Dr. Mary Gallenberg is board certified by the American Board of Obstetrics and Gynecology and by the American Board of Internal Medicine in internal medicine and medical oncology.
An Antigo, Wis., native, Dr. Gallenberg is a consultant in the Department of Obstetrics & Gynecology at Mayo Clinic, Rochester, Minn., and an assistant professor at College of Medicine, Mayo Clinic.
Dr. Gallenberg has been with Mayo Clinic since 1990. She was on the Mayo Clinic Women's HealthSource editorial board and has been honored for excellence in teaching.

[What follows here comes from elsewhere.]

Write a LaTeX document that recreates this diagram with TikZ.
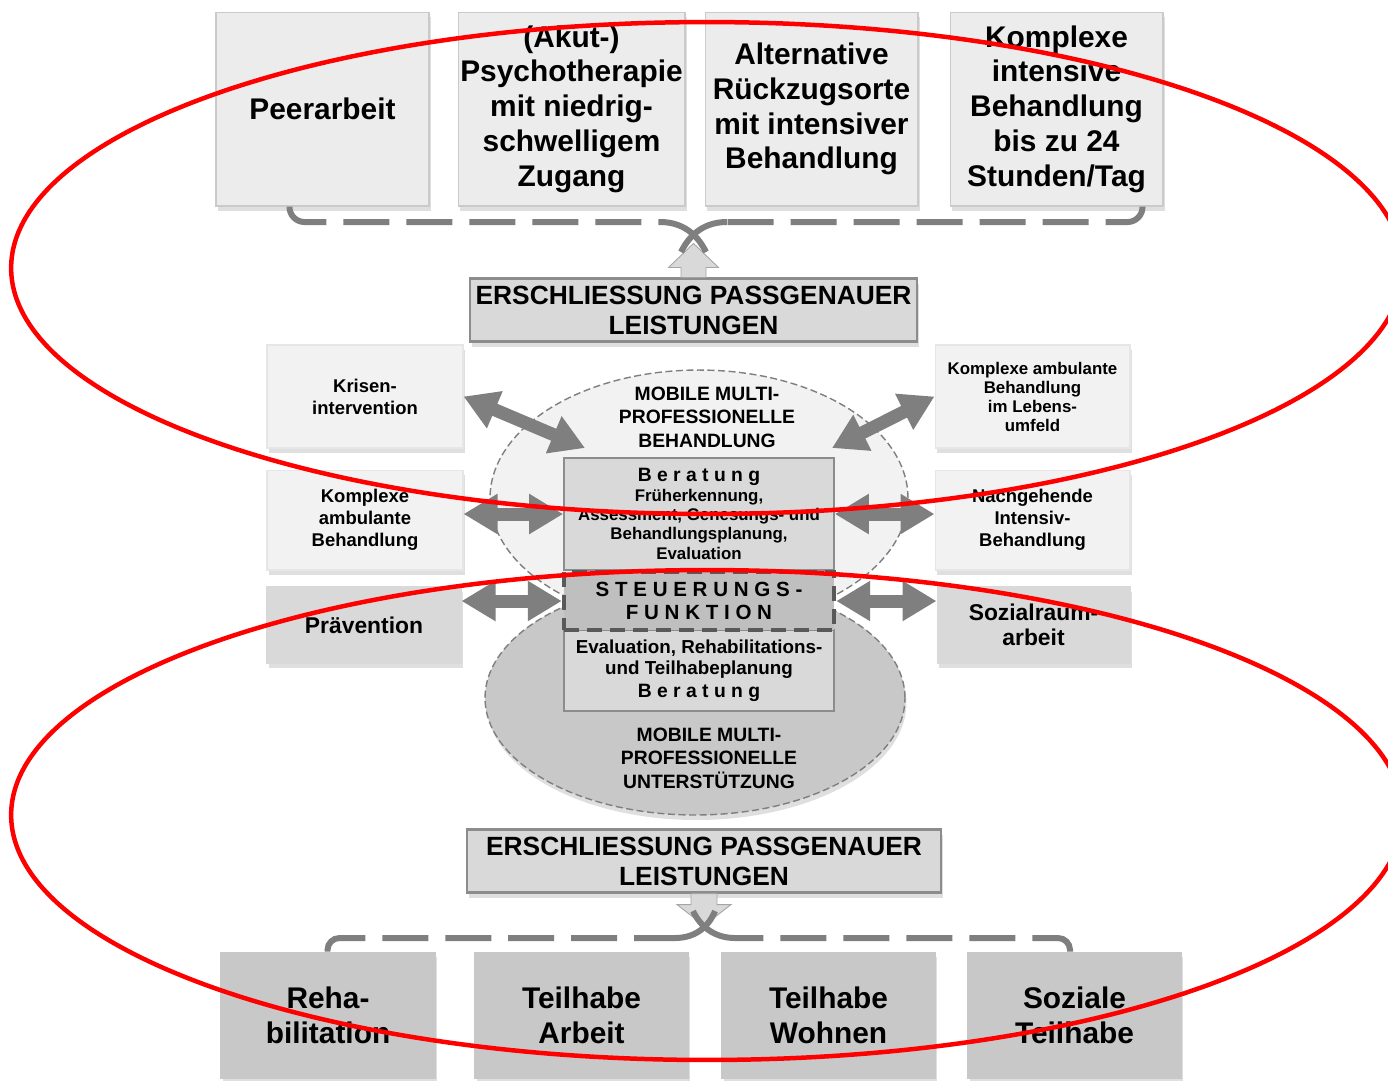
\documentclass[tikz,border=0pt]{standalone}
\usepackage{fontspec}
\setmainfont{Liberation Sans}
\usetikzlibrary{arrows.meta, shadows, shapes.geometric}
\definecolor{gBoxTop}{HTML}{ECECEC}
\definecolor{gBoxSide}{HTML}{F2F2F2}
\definecolor{gBoxMid}{HTML}{D9D9D9}
\definecolor{gBoxLow}{HTML}{C8C8C8}
\definecolor{gEdge}{HTML}{CACACA}
\definecolor{gFrame}{HTML}{8C8C8C}
\definecolor{gArrow}{HTML}{7F7F7F}
\definecolor{gSteer}{HTML}{BFBFBF}
\definecolor{gDark}{HTML}{595959}
\definecolor{mRed}{HTML}{FF0000}

\begin{document}
\begin{tikzpicture}[x=0.02cm, y=-0.02cm, font=\bfseries,
    box/.style={rectangle, draw=gEdge, line width=0.6pt, align=center, inner sep=0pt,
                drop shadow={shadow xshift=0.04cm, shadow yshift=-0.1cm, opacity=0.25}},
    topbox/.style={box, fill=gBoxTop, minimum width=4.26cm, minimum height=3.88cm,
                   font=\fontsize{17}{19.8}\selectfont\bfseries},
    sidebox/.style={box, fill=gBoxSide, draw=gBoxSide!95!black, minimum width=3.92cm,
                    minimum height=2.06cm, font=\fontsize{10.5}{12.5}\selectfont\bfseries},
    sidedark/.style={box, fill=gBoxMid, draw=gBoxMid, minimum width=3.88cm, minimum height=1.52cm,
                     font=\fontsize{13}{14.2}\selectfont\bfseries},
    lowbox/.style={box, fill=gBoxLow, draw=gBoxLow, minimum width=4.28cm, minimum height=2.52cm,
                   font=\fontsize{17}{19.8}\selectfont\bfseries},
    titlebox/.style={box, fill=gBoxMid, draw=gFrame, line width=1.2pt, minimum height=1.26cm,
                     font=\fontsize{15}{17}\selectfont\bfseries},
    core/.style={rectangle, draw=gFrame, line width=1pt, fill=gBoxMid, minimum width=5.4cm,
                 align=center, inner sep=0pt},
    cloud/.style={ellipse, draw=gArrow, line width=0.8pt, dash pattern=on 4pt off 2pt, inner sep=0pt},
    cloudtxt/.style={align=center, font=\fontsize{11}{13.3}\selectfont\bfseries},
    dblarrow/.style={draw=gArrow, line width=0.26cm,
                     {Triangle[length=0.68cm, width=0.76cm]}-{Triangle[length=0.68cm, width=0.76cm]}},
    blockarrow/.style={fill=gBoxMid, draw=gArrow!70, line width=0.5pt},
    dashlink/.style={draw=gArrow, line width=0.12cm, dash pattern=on 0.92cm off 0.34cm},
    xlink/.style={draw=gArrow, line width=0.12cm},
    redring/.style={draw=mRed, line width=0.09cm}]

  \path[use as bounding box, fill=white] (0,0) rectangle (1388,1080);

  % top row
  \node[topbox] (peer) at (322.5,109) {Peerarbeit};
  \node[topbox, minimum width=4.54cm] (psy) at (571.5,109)
    {(Akut-)\\Psychotherapie\\mit niedrig-\\schwelligem\\Zugang};
  \node[topbox] (alt) at (811.5,109) {Alternative\\Rückzugsorte\\mit intensiver\\Behandlung};
  \node[topbox] (kib) at (1056.5,109) {Komplexe\\intensive\\Behandlung\\bis zu 24\\Stunden/Tag};

  \node[titlebox, minimum width=8.94cm] (erstop) at (693.5,310) {ERSCHLIESSUNG PASSGENAUER\\LEISTUNGEN};

  % centre
  \node[cloud, fill=gBoxSide, minimum width=8.36cm, minimum height=5.12cm] (mmbeh) at (699,498) {};
  \node[cloud, fill=gBoxLow, minimum width=8.4cm, minimum height=4.68cm,
        drop shadow={shadow xshift=0.03cm, shadow yshift=-0.1cm, opacity=0.25}] (mmunt) at (695,698) {};
  \node[cloudtxt] (mmbehtxt) at (707,417) {MOBILE MULTI-\\PROFESSIONELLE\\BEHANDLUNG};
  \node[cloudtxt] (mmunttxt) at (709,758) {MOBILE MULTI-\\PROFESSIONELLE\\UNTERSTÜTZUNG};

  \node[core, minimum height=2.24cm, font=\fontsize{9.6}{11}\selectfont\bfseries] (ber) at (699,514)
    {{\fontsize{11}{13}\selectfont B e r a t u n g}\\Früherkennung,\\Assessment, Genesungs- und\\Behandlungsplanung,\\Evaluation};
  \node[core, minimum height=1.62cm, font=\fontsize{10.7}{12}\selectfont\bfseries] (eva) at (699,670.5)
    {Evaluation, Rehabilitations-\\und Teilhabeplanung\\[1pt]{\fontsize{11}{13}\selectfont B e r a t u n g}};
  \node[core, fill=gSteer, draw=gDark, line width=0.09cm, dash pattern=on 0.3cm off 0.16cm,
        minimum height=1.16cm, font=\fontsize{11.7}{13}\selectfont\bfseries] (steu) at (699,601)
    {S T E U E R U N G S -\\F U N K T I O N};

  % side boxes
  \node[sidebox] (kris) at (365,396.5) {Krisen-\\intervention};
  \node[sidebox, minimum height=2.0cm] (kab) at (365,520) {Komplexe\\ambulante\\Behandlung};
  \node[sidedark] (prav) at (364,625) {Prävention};
  \node[sidebox, minimum width=3.9cm, font=\fontsize{9.6}{10.8}\selectfont\bfseries] (kabl) at (1032.5,396.5)
    {Komplexe ambulante\\Behandlung\\im Lebens-\\umfeld};
  \node[sidebox, minimum width=3.9cm, minimum height=2.0cm] (nach) at (1032.5,520)
    {Nachgehende\\Intensiv-\\Behandlung};
  \node[sidedark, minimum width=3.86cm] (sozr) at (1033.5,625) {Sozialraum-\\arbeit};

  \coordinate (krisTip) at (585,448);
  \coordinate (kablTip) at (832,448);
  \draw[dblarrow] (kris.east) -- (krisTip);
  \draw[dblarrow] (kab.east |- ber.west) -- (ber.west);
  \draw[dblarrow] (prav.east |- steu.west) -- (steu.west);
  \draw[dblarrow] (kablTip) -- (kabl.west);
  \draw[dblarrow] (ber.east) -- (nach.west |- ber.east);
  \draw[dblarrow] (steu.east) -- (sozr.west |- steu.east);

  % bottom row
  \node[titlebox, minimum width=9.48cm] (ersbot) at (704,861) {ERSCHLIESSUNG PASSGENAUER\\LEISTUNGEN};

  \draw[blockarrow] (erstop.north) ++(-12.5,0) -- ++(0,-10) -- ++(-12.5,0) -- ++(25,-24)
    -- ++(25,24) -- ++(-12.5,0) -- ++(0,10) -- cycle;
  \draw[blockarrow] (ersbot.south) ++(-13,0) -- ++(0,11) -- ++(-14,0) -- ++(27,21)
    -- ++(27,-21) -- ++(-14,0) -- ++(0,-11) -- cycle;

  \node[lowbox] (reha) at (328,1015) {Reha-\\bilitation};
  \node[lowbox] (tarb) at (581.5,1015) {Teilhabe\\Arbeit};
  \node[lowbox] (twoh) at (828.5,1015) {Teilhabe\\Wohnen};
  \node[lowbox] (sozt) at (1074.5,1015) {Soziale\\Teilhabe};

  % dashed links
  \coordinate (topL) at (660,222);
  \coordinate (topR) at (727,222);
  \coordinate (topXl) at (706,252);
  \coordinate (topXr) at (681,252);
  \draw[dashlink, rounded corners=0.3cm] (peer.south west) ++(74,0) |- (topL);
  \draw[xlink] (topL) .. controls (686,222) and (699,238) .. (topXl);
  \draw[dashlink, rounded corners=0.3cm] (kib.south east) ++(-21,0) |- (topR);
  \draw[xlink] (topR) .. controls (701,222) and (688,238) .. (topXr);

  \coordinate (lowL) at (675,938);
  \coordinate (lowR) at (735,938);
  \coordinate (lowXl) at (715,911);
  \coordinate (lowXr) at (693,911);
  \draw[dashlink, rounded corners=0.24cm] (reha.north west) ++(107,0) |- (lowL);
  \draw[xlink] (lowL) .. controls (696,938) and (709,926) .. (lowXl);
  \draw[dashlink, rounded corners=0.24cm] (sozt.north east) ++(-112,0) |- (lowR);
  \draw[xlink] (lowR) .. controls (714,938) and (700,926) .. (lowXr);

  % red rings
  \begin{scope}
    \clip (0,0) rectangle (1388,1080);
    \draw[redring] (707,268) ellipse [x radius=13.92cm, y radius=4.92cm];
    \draw[redring] (707,815) ellipse [x radius=13.92cm, y radius=4.9cm];
  \end{scope}
\end{tikzpicture}
\end{document}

She also won a Mayo Clinic Excellence Through Teamwork award.
Premenstrual dysphoric disorder: Different from PMS?
What's the difference between premenstrual dysphoric disorder and premenstrual syndrome?
from Mary M. Gallenberg, M.D.
Premenstrual dysphoric disorder (PMDD) is a severe, sometimes disabling extension of premenstrual syndrome (PMS). Although regular PMS and PMDD both have physical and emotional symptoms, PMDD causes extreme mood shifts that can disrupt your work and damage your relationships.
In both PMDD and PMS, symptoms usually begin seven to 10 days before your period starts and continue for the first few days that you have your period. Both PMDD and PMS may also cause bloating, breast tenderness, fatigue, and changes in sleep and eating habits. In PMDD, however, at least one of these emotional and behavioral symptoms stands out:
- Sadness or hopelessness
- Anxiety or tension
- Extreme moodiness
- Marked irritability or anger
The cause of PMDD isn't clear. Underlying depression and anxiety are common in both PMS and PMDD, so it's possible that the hormonal changes that trigger a menstrual period worsen the symptoms of mood disorders.
Treatment of PMDD is directed at preventing or minimizing symptoms and may include:
- Antidepressants. Selective serotonin reuptake inhibitors (SSRIs), such as fluoxetine (Prozac, Sarafem, others) and sertraline (Zoloft) may reduce emotional symptoms and other symptoms, such as fatigue, food cravings and sleep problems. You can reduce symptoms of PMDD by taking SSRIs all month or only in the interval between ovulation and the start of your period.
- Birth control pills. Taking birth control pills stops ovulation and stabilizes hormonal ups and downs, reducing PMS and PMDD symptoms for some women.
- Nutritional supplements. Consuming 1,200 milligrams of dietary and supplemental calcium daily may possibly reduce symptoms of PMS and PMDD. Vitamin B-6, magnesium and L-tryptophan also may help, but talk with your doctor for advice before taking any supplements.
- Herbal remedies. Some studies suggest that chasteberry may possibly reduce irritability, mood swings, anger and headaches associated with PMDD, but more research is needed. The Food and Drug Administration doesn't regulate herbal supplements, so talk with your doctor before trying them.
- Diet and lifestyle changes. Regular exercise often reduces premenstrual symptoms. Cutting back caffeine can help reduce anxiety and irritability. Eating carbohydrates — in small, more frequent meals — may help reduce the severity of mood symptoms. Also, try to avoid emotional triggers, such as arguments over financial issues or relationship problems, if possible.
Review your symptoms with your doctor. A thorough medical evaluation may determine if symptoms are due to PMDD or some other condition. If you're diagnosed with PMDD, your doctor can recommend specific treatments to help minimize symptoms.